We actually just put up a post on our blog about "Internet Marketing and Search currently resilient to economic hardships." We've found people increasing online budgets and reducing traditional marketing budgets.

 

I think that's because more people are coming to realise online marketing is generally more effective - as well as being far, far more measurable, almost every aspect can be tweaked to perfection through analysis and optimisation.

 

I think that's because more people are coming to realise online marketing is generally more effective - as well as being far, far more measurable, almost every aspect can be tweaked to perfection through analysis and optimisation.

 

Too true.

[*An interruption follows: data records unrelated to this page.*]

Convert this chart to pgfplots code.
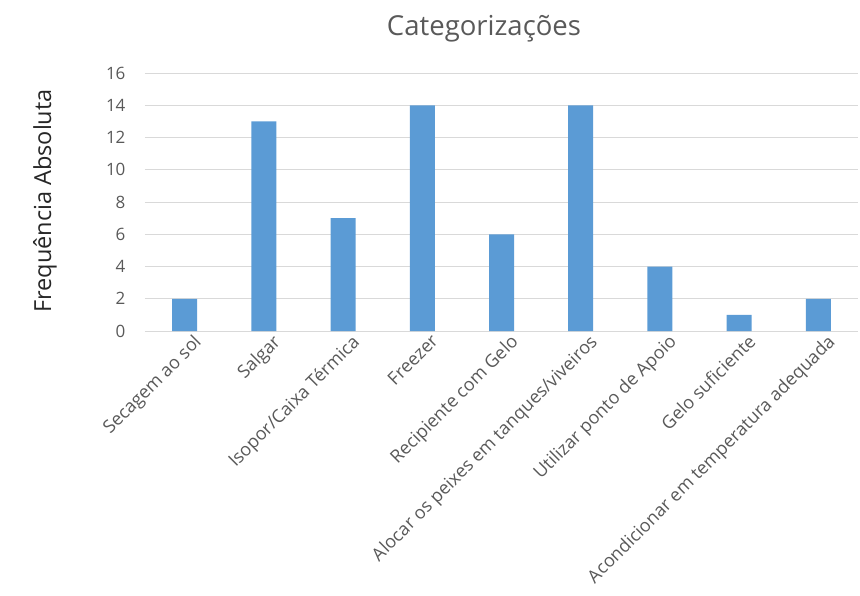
\documentclass[border=0pt]{standalone}
\usepackage{pgfplots}
\pgfplotsset{compat=1.18}
\usepackage{fontspec}
\setmainfont{Open Sans}
\definecolor{barblue}{HTML}{5B9BD5}
\definecolor{txtgray}{HTML}{595959}
\definecolor{gridgray}{HTML}{D9D9D9}
\begin{document}
\begin{tikzpicture}[x=1pt,y=1pt]
\useasboundingbox (-145,-264) rectangle (715,331);
\begin{axis}[
  at={(0,0)}, anchor=south west,
  scale only axis,
  width=713pt, height=258pt,
  ybar, bar width=25pt,
  xmin=-0.5, xmax=8.5,
  ymin=0, ymax=16,
  ytick={0,2,...,16},
  xtick={0,...,8},
  xticklabels={Secagem ao sol,Salgar,Isopor/Caixa Térmica,Freezer,Recipiente com Gelo,Alocar os peixes em tanques/viveiros,Utilizar ponto de Apoio,Gelo suficiente,Acondicionar em temperatura adequada},
  xticklabel style={rotate=45, anchor=north east, font=\fontsize{18}{20}\selectfont, text=txtgray, inner sep=1pt, xshift=5pt, yshift=-6pt},
  yticklabel style={font=\fontsize{17}{19}\selectfont, text=txtgray, xshift=-16pt},
  /pgf/number format/assume math mode=true,
  major tick length=0pt,
  ymajorgrids, grid style={gridgray, line width=0.8pt},
  axis lines*=left,
  y axis line style={draw=none},
  x axis line style={gridgray, line width=0.8pt},
  ytick style={draw=none}, xtick style={draw=none},
  clip=false,
]
\addplot[fill=barblue, draw=none] coordinates {(0,2) (1,13) (2,7) (3,14) (4,6) (5,14) (6,4) (7,1) (8,2)};
\end{axis}
\node[text=txtgray, font=\fontsize{27.5}{30}\selectfont] at (339,302) {Categorizações};
\node[rotate=90, text=black!85, font=\fontsize{23.5}{26}\selectfont] at (-100,130) {Frequência Absoluta};
\end{tikzpicture}
\end{document}
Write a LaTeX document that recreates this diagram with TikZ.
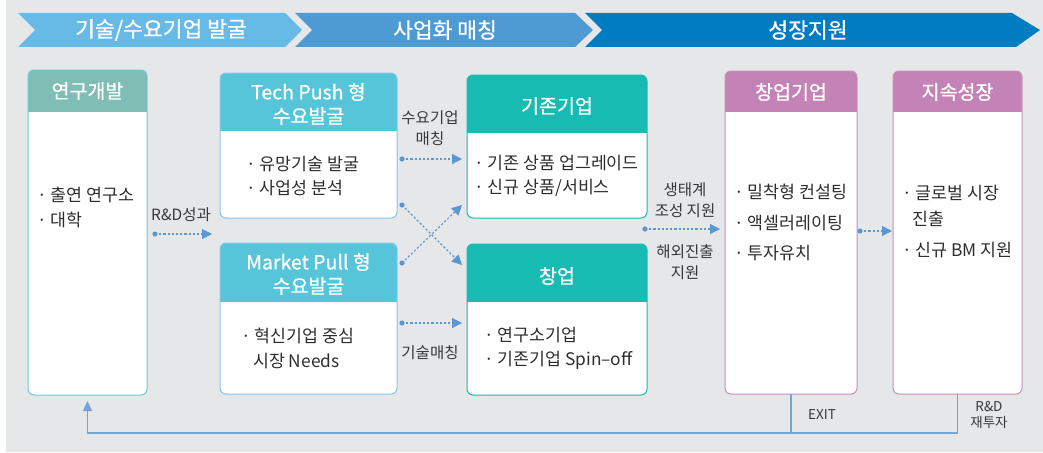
\documentclass[tikz,border=0pt]{standalone}
\usepackage{fontspec}
\setmainfont{Noto Sans CJK KR}
\newfontfamily\hdf{Noto Sans CJK KR}[FakeBold=0.8]
\usetikzlibrary{arrows.meta}
\definecolor{bgc}{HTML}{E6E7E9}
\definecolor{chA}{HTML}{67B9E6}
\definecolor{chB}{HTML}{4E9AD3}
\definecolor{chC}{HTML}{007DC2}
\definecolor{hdrRD}{HTML}{80BDB4}
\definecolor{bdrRD}{HTML}{6DCAD9}
\definecolor{hdrCy}{HTML}{56C5D9}
\definecolor{bdrCy}{HTML}{86C6EA}
\definecolor{hdrTe}{HTML}{18BBB1}
\definecolor{hdrPk}{HTML}{C383B6}
\definecolor{bdrPk}{HTML}{C98EBE}
\definecolor{arr}{HTML}{5B97D1}
\definecolor{fbc}{HTML}{74A3D5}
\definecolor{txt}{HTML}{2E2E2E}
\definecolor{lbl}{HTML}{383838}
\newcommand\mkbox[8]{%
  \begin{scope}
    \clip[rounded corners=6pt] (#2,#3) rectangle (#4,#5);
    \fill[white] (#2,#3) rectangle (#4,#5);
    \fill[#7] (#2,#3) rectangle (#4,#6);
  \end{scope}
  \draw[#8, line width=1pt, rounded corners=6pt] (#2,#3) rectangle (#4,#5);
  \pgfmathsetmacro\bw{#4-#2}\pgfmathsetmacro\bh{#5-#3}
  \node[inner sep=0, outer sep=0, minimum width=\bw pt, minimum height=\bh pt, anchor=north west] (#1) at (#2,#3) {};
}
\newcommand\darr[2]{%
  \fill[arr] (#1) circle (2.6pt);
  \draw[dotarr] (#1) -- (#2);
}
\tikzset{
  banner/.style={text=white, font=\hdf\fontsize{21.5}{24}\selectfont},
  title/.style={text=white, font=\hdf\fontsize{19.5}{24}\selectfont, align=center},
  body/.style={text=txt, font=\fontsize{17.3}{20}\selectfont, anchor=west, inner sep=0},
  lab/.style={text=lbl, font=\fontsize{15.5}{21}\selectfont, align=center, inner sep=0},
  small/.style={text=lbl, font=\fontsize{13.5}{16}\selectfont, align=center, inner sep=0},
  dotarr/.style={arr, line width=1.1pt, dash pattern=on 2.2pt off 2pt,
    -{Triangle[length=10pt,width=10pt]}},
  fb/.style={fbc, line width=1.3pt},
}
\begin{document}
\begin{tikzpicture}[x=1pt,y=-1pt]
\useasboundingbox (0,0) rectangle (1043,452);
\fill[bgc] (6,0) rectangle (1043,452);
% banner
\fill[chA] (18,13) -- (285,13) -- (302,30) -- (285,47) -- (18,47) -- (35,30) -- cycle;
\fill[chB] (295,13) -- (575,13) -- (593,30) -- (575,47) -- (295,47) -- (312,30) -- cycle;
\fill[chC] (585,13) -- (1012,13) -- (1040,30) -- (1016,47) -- (585,47) -- (602,30) -- cycle;
\node[banner] (b1) at (161,30) {기술/수요기업 발굴};
\node[banner] (b2) at (445,30) {사업화 매칭};
\node[banner] (b3) at (808,30) {성장지원};
% boxes
\mkbox{rd}{28}{70}{147}{395}{112}{hdrRD}{bdrRD}
\mkbox{tp}{220}{73}{397}{218}{131}{hdrCy}{bdrCy}
\mkbox{mp}{220}{243}{397}{394}{302}{hdrCy}{bdrCy}
\mkbox{ex}{467}{75}{647}{218}{133}{hdrTe}{hdrTe}
\mkbox{st}{467}{244}{647}{395}{302}{hdrTe}{hdrTe}
\mkbox{sc}{725}{71}{857}{394}{112}{hdrPk}{bdrPk}
\mkbox{gr}{893}{71}{1022}{394}{112}{hdrPk}{bdrPk}
% titles
\node[title] (rdT) at (87.5,91) {연구개발};
\node[title] (tpT) at (308.5,104) {Tech Push 형\\수요발굴};
\node[title] (mpT) at (308.5,274) {Market Pull 형\\수요발굴};
\node[title] (exT) at (557,106) {기존기업};
\node[title] (stT) at (557,276) {창업};
\node[title] (scT) at (791,92) {창업기업};
\node[title] (grT) at (957.5,92) {지속성장};
% body texts
\node[body] (rd1) at (37,195) {· 출연 연구소};
\node[body] (rd2) at (37,220) {· 대학};
\node[body] (tp1) at (246,164) {· 유망기술 발굴};
\node[body] (tp2) at (246,188) {· 사업성 분석};
\node[body] (mp1) at (241,336) {· 혁신기업 중심};
\node[body] (mp2) at (253,361) {시장 Needs};
\node[body] (ex1) at (474,163) {· 기존 상품 업그레이드};
\node[body] (ex2) at (474,188) {· 신규 상품/서비스};
\node[body] (st1) at (484,335) {· 연구소기업};
\node[body] (st2) at (484,360) {· 기존기업 Spin--off};
\node[body] (sc1) at (734,192) {· 밀착형 컨설팅};
\node[body] (sc2) at (734,223) {· 액셀러레이팅};
\node[body] (sc3) at (734,253) {· 투자유치};
\node[body] (gr1) at (902,193) {· 글로벌 시장};
\node[body] (gr2) at (912,219) {진출};
\node[body] (gr3) at (902,250) {· 신규 BM 지원};
% labels
\node[lab] (l1) at (181,215) {R\&D성과};
\node[lab] (l2) at (430,128) {수요기업\\매칭};
\node[lab] (l3) at (430,353) {기술매칭};
\node[lab] (l4) at (685,200) {생태계\\조성 지원};
\node[lab] (l5) at (685,262) {해외진출\\지원};
\node[small] (l6) at (822,415) {EXIT};
\node[small] (l7) at (989,415) {R\&D\\재투자};
% arrow end points
\coordinate (a1s) at (155,234); \coordinate (a1e) at (212,234);
\coordinate (a2s) at (402,159); \coordinate (a2e) at (462,159);
\coordinate (a3s) at (402,205); \coordinate (a3e) at (462,265);
\coordinate (a4s) at (402,263); \coordinate (a4e) at (462,205);
\coordinate (a5s) at (402,323); \coordinate (a5e) at (462,323);
\coordinate (a6s) at (645,229); \coordinate (a6e) at (720,229);
\coordinate (a7s) at (860,231); \coordinate (a7e) at (892,231);
\darr{a1s}{a1e}
\darr{a2s}{a2e}
\darr{a3s}{a3e}
\darr{a4s}{a4e}
\darr{a5s}{a5e}
\darr{a6s}{a6e}
\darr{a7s}{a7e}
% feedback
\coordinate (base) at (0,433);
\draw[fb] (sc.south) -- (sc.south |- base);
\draw[fb, -{Triangle[length=10pt,width=9pt]}, shorten >=6pt] (gr.south) -- (gr.south |- base) -- (rd.south |- base) -- (rd.south);
\end{tikzpicture}
\end{document}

During good economic times, it's so easy to say "Sales are up 8%! Surely we can spend 7% more on TV, radio, and dead trees!" But now it's "Revenue is down 20%, and dropping fast. What kind of return are you getting on your marketing budget?" Internet marketing can answer a question like that down to the penny; traditional ads can give an optimistic, worked-over estimate.

 

Yes - self employed. BUT...my experience is small and medium size businesses are cutting back, often across the board ("reduce everything by 15%"), and getting out of businesses that aren't core competencies or profitable enough.

 

Such times are good for great SEOs with proven ROI, not so good for the newcomers, who need to fight for new projects.

 

We've been swamped the past 12-18 months. Many firms are cutting budgets for offline ads and shifting half of that budget to the web, and saving the other half. Net effect is more leads on our end. I'm looking to hire someone, but as you have stated above there are not enough qualified people... I'm having a hard time finding someone. I am, however, a bit more cautious given the economy in that I want to be a bit more sure of the financials involved with bringing someone on. Also, our existing clients are now more dependent on additional reporting, ROI justification, etc. Nothing to worry about, but does cost us in time.

 

I'm self employed, but the crisis get a lot of troubles even here in Italy, where the crisis didn't depends by real financial problem.
Trying to relocate in UK, but not so easy. Recruiters give me an idea to really doesn't read the CV.